With a growth in consumption driving more than a billion smartphone shipments and the 4G uptake off to a flying start, there’s no hiding from the fact that the mobile industry is shifting from voice to data. For consumers too, mobile data and video traffic are exploding and there are many reports citing that consumers are lapping up bandwidth-hungry applications, such as Skype and Netflix, on their smartphones.


However, while those services may be free and great to use for subscribers, handling the traffic is not free or easy to manage for 3G/4G networks – often resulting in poor and broken service, which remains one of the biggest complaints among mobile users. Yet, in such a competitive marketplace and with regulators keeping a close watch, operators have to be fully prepared to satisfy this appetite of users at the lowest price available.


In the UK, British Telecom (BT) recently launched an app that gives customers access to their landline plans from their smartphones, as they seek to benefit from customers looking for ways to minimise their mobile phone bills. This is a smart move by BT, as the telecom giant is focused on its customers and providing an integrated experience, as well as cost savings. We might well see the same thing happening in the Middle East. However, for a mobile operator, this type of announcement adds more pressure to deliver – how will it do this when the network infrastructure often struggles to keep pace of demand?


Unlike cellular networks, WiFi allows the IT administrator to own the connection experience. This ultimately means understanding the device type, profiling the user and mapping that information back into its existing CRM system. This equals huge customer insights and revenue opportunities for the operator and, crucially, allows it to reduce bandwidth and networking costs dramatically.


In addition, service providers, retailers and other organisations can use these WiFi platforms to deliver finely tuned content such as targeted advertisements and special programming in locations, including coffee houses, retail outlets and restaurants.


The technology is already available, thanks to the new wireless standard 802.11ac. This is the first in the industry to deliver gigabyte WiFi, combined with device density and application intelligence that are required by today’s WiFi networks.


802.11ac is more evolutionary than revolutionary, building on what were revolutionary technologies in 802.11n, most notably MIMO. Among key innovations in 802.11ac are wider 80-160 MHz channels and standard beamforming. It also offers better modulation for faster throughput, as well as multi-user MIMO, which transmits individual data streams to multiple receivers simultaneously.


Imprecise roaming, sub-optimal load balancing and related WiFi performance challenges have been perpetual thorns in the side of IT and network operations managers for years.

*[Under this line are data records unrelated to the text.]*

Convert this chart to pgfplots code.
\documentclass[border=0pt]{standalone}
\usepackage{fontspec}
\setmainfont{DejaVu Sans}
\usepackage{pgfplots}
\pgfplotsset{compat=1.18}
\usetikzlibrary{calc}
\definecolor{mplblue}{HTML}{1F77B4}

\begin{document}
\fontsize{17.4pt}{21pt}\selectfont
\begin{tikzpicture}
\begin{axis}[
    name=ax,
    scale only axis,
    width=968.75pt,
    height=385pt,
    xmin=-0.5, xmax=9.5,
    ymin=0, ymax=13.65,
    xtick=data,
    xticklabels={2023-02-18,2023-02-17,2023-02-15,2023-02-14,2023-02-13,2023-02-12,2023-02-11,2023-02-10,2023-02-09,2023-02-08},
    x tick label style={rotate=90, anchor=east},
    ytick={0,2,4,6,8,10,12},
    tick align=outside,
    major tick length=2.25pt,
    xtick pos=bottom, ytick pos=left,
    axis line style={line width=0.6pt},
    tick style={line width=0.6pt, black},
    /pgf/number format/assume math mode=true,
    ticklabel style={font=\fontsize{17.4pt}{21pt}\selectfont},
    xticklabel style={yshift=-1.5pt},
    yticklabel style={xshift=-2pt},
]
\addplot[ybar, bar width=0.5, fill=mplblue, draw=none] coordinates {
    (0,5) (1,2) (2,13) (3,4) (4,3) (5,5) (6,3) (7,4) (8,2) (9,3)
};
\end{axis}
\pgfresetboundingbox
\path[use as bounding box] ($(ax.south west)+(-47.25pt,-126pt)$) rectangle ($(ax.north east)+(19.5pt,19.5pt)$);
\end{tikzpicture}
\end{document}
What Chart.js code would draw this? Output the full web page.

Enabling client devices to always connect to the most available, highest-performing AP helps ensure that enterprises can benefit from the enhanced throughput and capacity that 802.11ac offers.


As WiFi has become the de-facto network for smartphones and tablets and, as more and more of these devices pour onto company networks, mobile operators need to make use of this bandwidth in order to keep offering their customers the service they have come to expect. So now, operators can offload their ultra-fast 3G or 4G traffic onto WiFi networks.


Rather than looking for a data solution that is a number of years away, cellular networks simply need to embrace the right technology today to ensure that customers experience the best possible speed and reliable connectivity.